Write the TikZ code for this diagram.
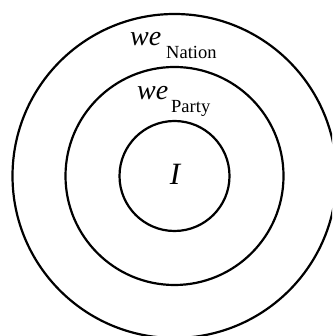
\documentclass[tikz,border=0pt]{standalone}
\usepackage{fontspec}
\setmainfont{Liberation Serif}
\begin{document}
\begin{tikzpicture}[x=1pt,y=1pt,
  ring/.style={line width=2.2pt,draw=black},
  bigit/.style={inner sep=0pt,font=\fontsize{28}{30}\selectfont\itshape},
  subtxt/.style={inner sep=0pt,font=\fontsize{18.5}{20}\selectfont}]
\useasboundingbox (0,0) rectangle (332,336);
\begin{scope}
\clip (0,0) rectangle (332,336);
\coordinate (c) at (174.5,160);
\draw[ring] (c) circle[radius=162];
\draw[ring] (c) circle[radius=109];
\draw[ring] (c) circle[radius=55];
\end{scope}
\node[bigit,anchor=base west] (weN) at (130,290.5) {we};
\node[subtxt,anchor=base west] (nation) at (166,277) {Nation};
\node[bigit,anchor=base west] (weP) at (137,236) {we};
\node[subtxt,anchor=base west] (party) at (171,223) {Party};
\node[inner sep=0pt,font=\fontsize{31}{33}\selectfont\itshape,anchor=base] (I) at (175,151) {I};
\end{tikzpicture}
\end{document}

◆ ◆ ◆ ◆ ◆ ◆ ◆

EXERCISE:
Return to the listing above and set it down exactly, leaving out its pictures.

ANSWER FOR THE TASK:
Write the TikZ code for this diagram.
\documentclass[tikz,border=0pt]{standalone}
\usepackage{fontspec}
\setmainfont{Liberation Serif}
\begin{document}
\begin{tikzpicture}[x=1pt,y=1pt,
  ring/.style={line width=2.2pt,draw=black},
  bigit/.style={inner sep=0pt,font=\fontsize{28}{30}\selectfont\itshape},
  subtxt/.style={inner sep=0pt,font=\fontsize{18.5}{20}\selectfont}]
\useasboundingbox (0,0) rectangle (332,336);
\begin{scope}
\clip (0,0) rectangle (332,336);
\coordinate (c) at (174.5,160);
\draw[ring] (c) circle[radius=162];
\draw[ring] (c) circle[radius=109];
\draw[ring] (c) circle[radius=55];
\end{scope}
\node[bigit,anchor=base west] (weN) at (130,290.5) {we};
\node[subtxt,anchor=base west] (nation) at (166,277) {Nation};
\node[bigit,anchor=base west] (weP) at (137,236) {we};
\node[subtxt,anchor=base west] (party) at (171,223) {Party};
\node[inner sep=0pt,font=\fontsize{31}{33}\selectfont\itshape,anchor=base] (I) at (175,151) {I};
\end{tikzpicture}
\end{document}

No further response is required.